These young guys, what do they know?
In one of the original embedded languages - PL/M (-51 yes as in 8051, -85, -86, -286, -386) - there was no difference between logical operators (!, &&, || in C) and bitwise (~, &, |, ^). Instead PL/M has NOT, AND, OR and XOR taking care of both categories. Are we better off with two categories? I'm not so sure. I miss the logical ^^ operator (xor) in C, though. Still, I guess it would be possible to construct programs in C without having to involve the logical category.
In PL/M False is defined as 0. Booleans are usually represented in byte variables. True is defined as NOT False which will give you 0ffh (PL/M-ese for C's 0xff).
To see how the conversion of the status flag carry took place defore being stored in a byte (boolean wasn't available as a type) variable, PL/M could use the assembly instruction "sbb al,al" before storing. If carry was set al would contain 0ff, if it wasn't it would contain 0h. If the opposite value was required, PL/M would insert a "cmc" before the sbb or append a "not al" after (actually xor - one or the other).

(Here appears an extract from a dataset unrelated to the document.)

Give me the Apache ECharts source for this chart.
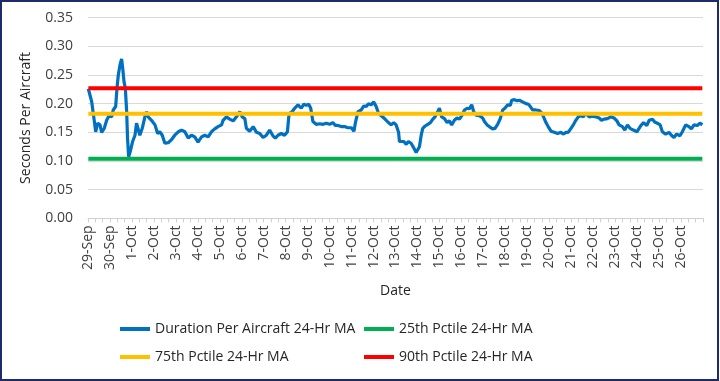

So the 0xff for TRUE is a direct compatibility port from PL/M. Necessary? Probably not, unless you're unsure of your skills (in C) AND playing it super safe.
As I would have.
PL/M-80 (used for the 8080, 8085 and Z80) did not have support for integers or floats, and I suspect it was the same for PL/M-51. PL/M-86 (used for the 8086, 8088, 80188 and 80186) added integers, single precision floating point, segment:offset pointers and the standard memory models small, medium, compact and large. For those so inclined there were special directives to create do-it-yourself hybrid memory models. Microsoft's huge memory model was equivalent to intel's large. MS also sported tiny, small, compact, medium and large models.